Hacking group Anonymous has released tens of thousands more private emails from security company HBGary, which it claims has been plotting with government agencies to attack Wikileaks.
The group last week hit HBGary's website, along with the Twitter account of CEO Aaron Barr, and released thousands of emails.
"It was our belief that you'd been taught a valuable lesson since our last message to you, but it appears that this is not the case," reads a statement from the group.
"After we humiliated you thoroughly by making your private documents public, defacing your website, taking over various online accounts of your executives, socially engineering your 'trusted' server admins, unveiling embarrassing personal mishaps of Aaron Barr and essentially ruining any future plans your company might have, we had assumed that you'd at least, for once, use your combined brain cells to realize what you should and shouldn't do."

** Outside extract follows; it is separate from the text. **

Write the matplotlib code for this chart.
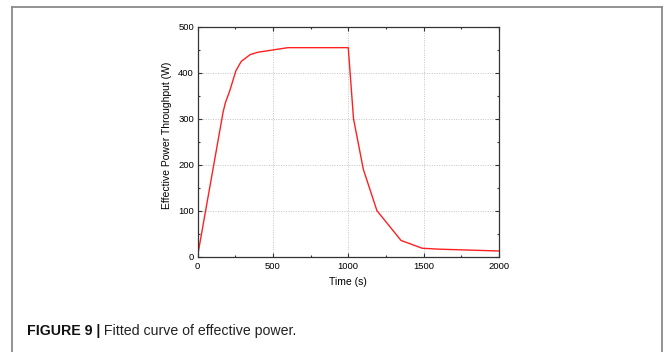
import matplotlib.pyplot as plt
from matplotlib.ticker import MultipleLocator

# values
time_s = [0, 170, 185, 215, 255, 290, 350, 400, 600, 1000, 1035, 1100, 1190, 1350, 1490, 1600, 2000]
power_w = [0, 315, 335, 362, 405, 425, 440, 445, 455, 455, 300, 190, 100, 35, 18, 16, 12]
x_ticks = [0, 500, 1000, 1500, 2000]
y_ticks = [0, 100, 200, 300, 400, 500]
caption_bold = "FIGURE 9 |"
caption_text = " Fitted curve of effective power."

plt.rcParams["font.family"] = ["Liberation Sans", "DejaVu Sans"]

fig = plt.figure(figsize=(6.64, 3.52), dpi=100)
W, H = 664, 352

# page frame (top, left, right)
fig.add_artist(plt.Line2D([11.5 / W, 661.5 / W], [1 - 6.5 / H, 1 - 6.5 / H], color="#8a8a8a", lw=1.3))
fig.add_artist(plt.Line2D([11.5 / W, 11.5 / W], [0, 1 - 6.5 / H], color="#8a8a8a", lw=1.3))
fig.add_artist(plt.Line2D([661.5 / W, 661.5 / W], [0, 1 - 6.5 / H], color="#8a8a8a", lw=1.3))

ax = fig.add_axes([197.5 / W, 1 - 256.5 / H, 301.5 / W, 229.5 / H])
ax.plot(time_s, power_w, color="#ff2020", lw=1.0)

ax.set_xlim(0, 2000)
ax.set_ylim(0, 500)
ax.set_xticks(x_ticks)
ax.set_yticks(y_ticks)
ax.xaxis.set_minor_locator(MultipleLocator(250))
ax.yaxis.set_minor_locator(MultipleLocator(50))
ax.tick_params(which="both", direction="in", top=True, right=True, color="#333333",
               labelsize=6.8, width=0.8)
ax.tick_params(axis="x", pad=4)
ax.tick_params(axis="y", pad=2.5)
ax.tick_params(which="major", length=3)
ax.tick_params(which="minor", length=1.5)
ax.grid(True, which="major", color="#c4c4c4", ls=(0, (1, 1.5)), lw=0.7)
for s in ax.spines.values():
    s.set_color("#333333")
    s.set_linewidth(0.9)

ax.set_xlabel("Time (s)", fontsize=7.5, labelpad=4)
ax.set_ylabel("Effective Power Throughput (W)", fontsize=7.5)
ax.yaxis.set_label_coords(-0.083, 0.53)

# caption
t1 = fig.text(27 / W, 1 - 331 / H, caption_bold, fontsize=10.2, fontweight="bold",
              va="center", ha="left", color="#111111")
fig.canvas.draw()
bb = t1.get_window_extent()
fig.text(bb.x1 / fig.bbox.width, 1 - 331 / H, caption_text, fontsize=10.2,
         va="center", ha="left", color="#222222")

fig.savefig("out.png", dpi=100)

The author, apparently confusing himself with the God of the Old Testament, promises HBGary 'there will be no mercy'.
Anonymous alleges that HBGary, along with other security firms including Palantir Technologies, has been planning an attack on Anonymous, as well as on Wikileaks, intending to publish false documents on the whistle-blowing site - and then 'expose' them.
Anonymous says the emails reveal that HBGary ond other companies have been working on a new Windows rootkit that would be undetectable and almost impossible to remove. One internal email refers to 'Magenta',
'a new breed of windows based rootkit, which HBGary refers to as a multi-context rootkit.'
"Your leaked communications reveal that your companies were entangled in highly dubious and most likely illegal activities, including a smear campaign against WikiLeaks, its supportive journalists, and adversaries of the US Chamber of Commerce and Bank of America," says Anonymous.
"Evidence even suggests that this was done with full knowledge of the US Department of Justice."
It's particularly peeved that HBGary claimed after its last attack that much of the released data was falsified. "Anonymous has falsified nothing; we leaked your inboxes in full with no edits," says the group. "In fact, most of your emails contain S/MIME digital signatures, proving that they're real."